The Triumph of Structured Finance
By Mike Whitney
The entire global financial structure is becoming uncontrollable in crucial ways that its nominal leaders never expected, and instability is its hallmark. The scope and operation of international financial markets, their “architecture”, as establishment experts describe it, has evolved haphazardly and its regulation is inefficient — indeed, almost nonexistent. Banks do not understand the chain of exposure and who owns what: senior financial regulators and bankers now admit this.” Gabriel Kolko “An Economy of Buccaneers and Fantacists” “Ben Bernanke, the Federal Reserve chairman, is like a man who, after spending a lifetime playing with train sets, finally gets to drive the real thing – only to find it hurtling towards the edge of a cliff.” U.K. Observer
By now, you’ve probably seen the photos of the angry customers queued up outside of Northern Rock Bank waiting to withdraw their money. http://news.bbc.co.uk/2/hi/uk_news/6998507.stm The pictures are headline news in the UK but have been stuck on the back pages of US newspapers. The reason for this is obvious—the same Force 5 economic-hurricane that just touched ground in Great Britain is headed for America and gaining strength on the way.

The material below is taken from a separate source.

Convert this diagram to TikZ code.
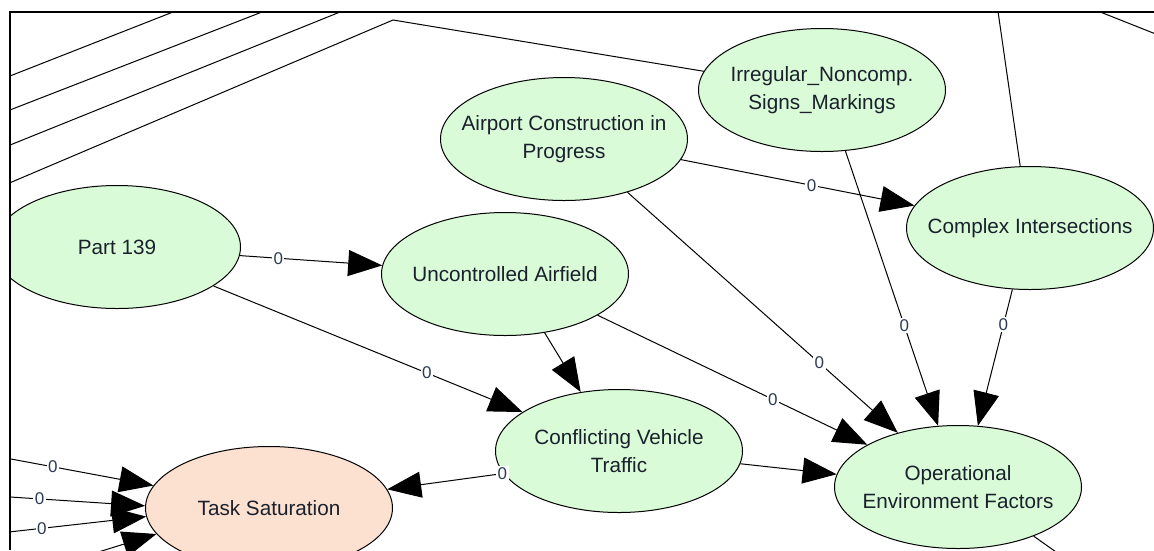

This is what a good old fashioned bank run looks like—the likes of which we haven’t seen since the Great Depression. And, just like 1929, the bank owners are frantically trying to calm down their customers by reassuring them that their money is safe. But—human nature being what it is—people are not so easily pacified when they think their hard-earned savings are at risk. The bottom line is this: The people want their money—not excuses.
But Northern Rock doesn’t have their money and, surprisingly, it is not because the bank was dabbling in risky subprime loans. Rather, NR had unwisely adopted the model of “borrowing short to go long” in financing their mortgages just like many of the major banks in the US. In other words, they depended on wholesale financing of their mortgages from eager investors in the market, instead of the traditional method of maintaining sufficient capital to back up the loans on their books.